James Moore: M&S will have to smarten up or its loyal customers may take the Lidl option

 

Outlook There is a "glass half full" case for Marks & Spencer. No, really. It's true that the iconic retailer's first-half profits are down 10 per cent, and that this is the second half-yearly fall in a row. But M&S at least made more than the City had expected after the supply debacles that left the company short of its most popular lines earlier in the year.

And chow down on this: the food operation that has been propping Marc Bolland's reign up continues to defy gravity.

Running a premium food business in the current economic climate ought to be a recipe for disaster. Astute and value-conscious shoppers will be well aware there are certain M&S lines for which remarkably similar equivalents can be found in Lidl at less than half the price.

Despite this consumers appear happy to throw good money the way of M&S simply for the privilege of having its logo stamped into the chocolate on their favourite biscuits. That's sweet for a retailer in urgent need of a sugar rush.

Trouble is the "glass half empty" case is just so much stronger. Take that food business. Figures out this morning from the British Retail Consortium will show that food price inflation is on the march again, increasing to 4 per cent.

It's true that other parts of the economy have provided some relief, both to the embattled consumer and a Bank of England which has very little room for manoeuvre these days.

It's also true that food inflation has been even higher.

But if M&S has to keep hiking its prices to keep up there may eventually come a point when at least some of its shoppers hold their noses and head elsewhere, if not to Lidl's then at least to Morrisons, Mr Bolland's old shop.

Which means the embattled chief executive really needs to get general merchandise right. For which read womenswear, which is still where the success of his regime will be judged.
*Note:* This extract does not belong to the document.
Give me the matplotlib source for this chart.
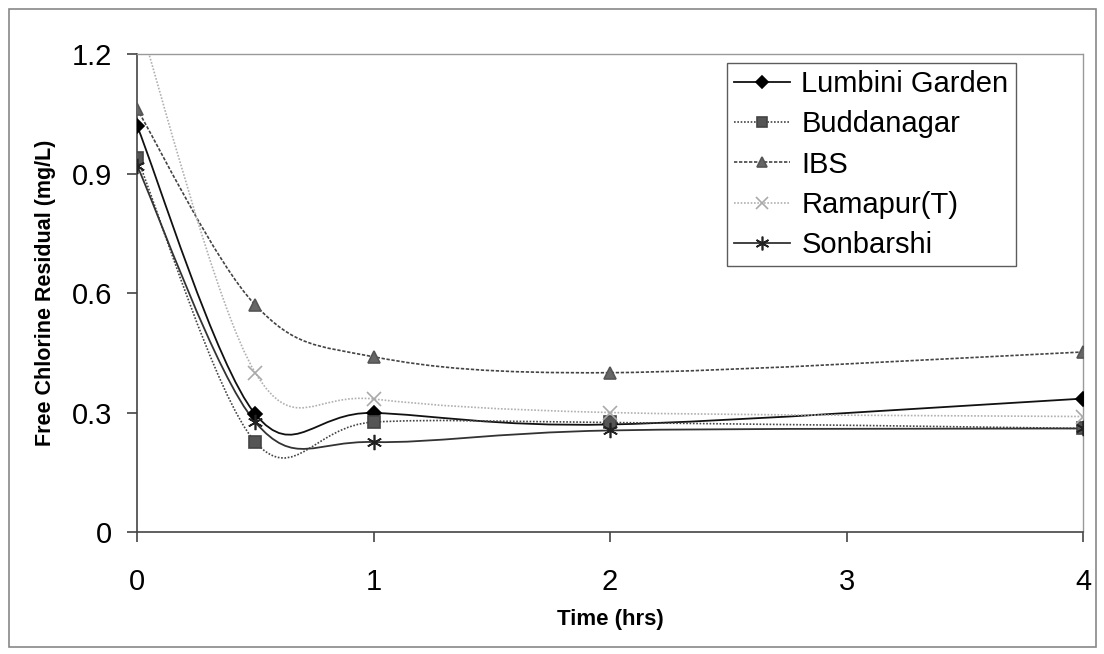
import numpy as np
import matplotlib
matplotlib.use("Agg")
import matplotlib.pyplot as plt
from matplotlib.path import Path
from matplotlib.patches import PathPatch, Rectangle
from matplotlib.lines import Line2D

plt.rcParams['font.family'] = ['Liberation Sans', 'DejaVu Sans']

# time (hrs) and free chlorine residual (mg/L)
time = [0, 0.5, 1, 2, 4]
lumbini = [1.02, 0.296, 0.299, 0.27, 0.335]
buddanagar = [0.94, 0.226, 0.276, 0.275, 0.26]
ibs = [1.062, 0.57, 0.44, 0.40, 0.452]
ramapur = [1.30, 0.40, 0.334, 0.30, 0.29]
sonbarshi = [0.92, 0.276, 0.226, 0.255, 0.26]

names = ["Lumbini Garden", "Buddanagar", "IBS", "Ramapur(T)", "Sonbarshi"]
series = [lumbini, buddanagar, ibs, ramapur, sonbarshi]
styles = [
    dict(color="#111111", ls="-", lw=1.3, marker="D", ms=7, mfc="#000000", mec="#000000"),
    dict(color="#444444", ls=(0, (1, 1)), lw=1.2, marker="s", ms=8, mfc="#555555", mec="#444444"),
    dict(color="#444444", ls=(0, (2, 1)), lw=1.2, marker="^", ms=8, mfc="#666666", mec="#555555"),
    dict(color="#b0b0b0", ls=(0, (1, 1)), lw=1.2, marker="x", ms=10, mfc="none", mec="#aaaaaa"),
    dict(color="#333333", ls="-", lw=1.3, marker=(6, 2, 0), ms=11, mfc="none", mec="#222222"),
]


def smooth_path(xs, ys):
    # Excel style smoothed line: cubic bezier through the points
    pts = np.column_stack([xs, ys]).astype(float)
    n = len(pts)
    verts = [pts[0]]
    codes = [Path.MOVETO]
    for i in range(n - 1):
        p_prev = pts[i - 1] if i > 0 else pts[i]
        p_next2 = pts[i + 2] if i + 2 < n else pts[i + 1]
        c1 = pts[i] + (pts[i + 1] - p_prev) / 6.0
        c2 = pts[i + 1] - (p_next2 - pts[i]) / 6.0
        verts += [c1, c2, pts[i + 1]]
        codes += [Path.CURVE4] * 3
    return Path(verts, codes)


fig = plt.figure(figsize=(11.04, 6.54), dpi=100)
ax = fig.add_axes([0.1241, 0.1865, 0.981 - 0.1241, 0.9174 - 0.1865])

handles = []
for name, ys, st in zip(names, series, styles):
    patch = PathPatch(smooth_path(time, ys), fill=False, edgecolor=st["color"],
                      linestyle=st["ls"], linewidth=st["lw"], transform=ax.transData)
    ax.add_patch(patch)
    ax.plot(time, ys, ls="none", marker=st["marker"], ms=st["ms"], mfc=st["mfc"],
            mec=st["mec"], mew=1.2, zorder=3)
    handles.append(Line2D([], [], color=st["color"], ls=st["ls"], lw=st["lw"],
                          marker=st["marker"], ms=st["ms"] * 0.9, mfc=st["mfc"],
                          mec=st["mec"], mew=1.2, label=name))

ax.set_xlim(0, 4)
ax.set_ylim(0, 1.2)
ax.set_xticks([0, 1, 2, 3, 4])
ax.set_yticks([0, 0.3, 0.6, 0.9, 1.2])
ax.set_yticklabels(["0", "0.3", "0.6", "0.9", "1.2"])
ax.tick_params(axis="both", direction="out", length=7, width=1.2, color="#444444",
               labelsize=21)
ax.tick_params(axis="y", pad=11)
ax.tick_params(axis="x", pad=19)

for side in ["left", "bottom"]:
    ax.spines[side].set_color("#444444")
    ax.spines[side].set_linewidth(1.2)
for side in ["top", "right"]:
    ax.spines[side].set_color("#999999")
    ax.spines[side].set_linestyle((0, (1, 1)))
    ax.spines[side].set_linewidth(1.0)

ax.set_xlabel("Time (hrs)", fontsize=16, fontweight="bold", labelpad=9)
ax.set_ylabel("Free Chlorine Residual (mg/L)", fontsize=15.5, fontweight="bold",
              labelpad=11)

leg = fig.legend(handles=handles, loc="upper left", bbox_to_anchor=(0.6585, 0.904),
                 fontsize=21, frameon=True, fancybox=False, handlelength=1.9,
                 labelspacing=0.42, borderpad=0.25, handletextpad=0.4,
                 borderaxespad=0)
leg.get_frame().set_edgecolor("#333333")
leg.get_frame().set_linewidth(1.0)

# outer chart border
fig.patches.append(Rectangle((0.008, 0.01), 0.985, 0.977, transform=fig.transFigure,
                             fill=False, edgecolor="#888888", linewidth=1.2))

fig.savefig("out.png", dpi=100)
Simply stamping M&S on a skirt or a jumper isn't going to persuade people to pay up for it in the same way they will pay up for a chocolate biscuit. The look has to be right.

Lidl's equivalent when it comes to clothes, Primark, is going great guns and not just because its clobber is cheap. It sells stock that its customers want to buy and like the look of. Something that M&S has failed to do.

And for those M&S exiles who can't bring themselves to darken Primark's doors, there's John Lewis, or perhaps Debenhams, or old rival Next. All of them have seen improvements in their half or full-year results in recent weeks.

Mr Bolland has taken action to improve his company's supply chain so the debacle of earlier this year, when it lacked the woollens customers wanted during an unseasonal cold snap, shouldn't be repeated.

He's also shaken up his management team: John Dixon, the man who waved the magic wand at food, is now at the controls of general merchandise with former Debenhams and Jaeger chief Belinda Earl on hand as style director, at least for two or three days a week, to ensure a better reception for this year's collection.

They'd better have their pixie dust ready. The good work behind the scenes won't be worth a cheapo Lidl's chocolate biscuit if the clothes out front don't sell this autumn.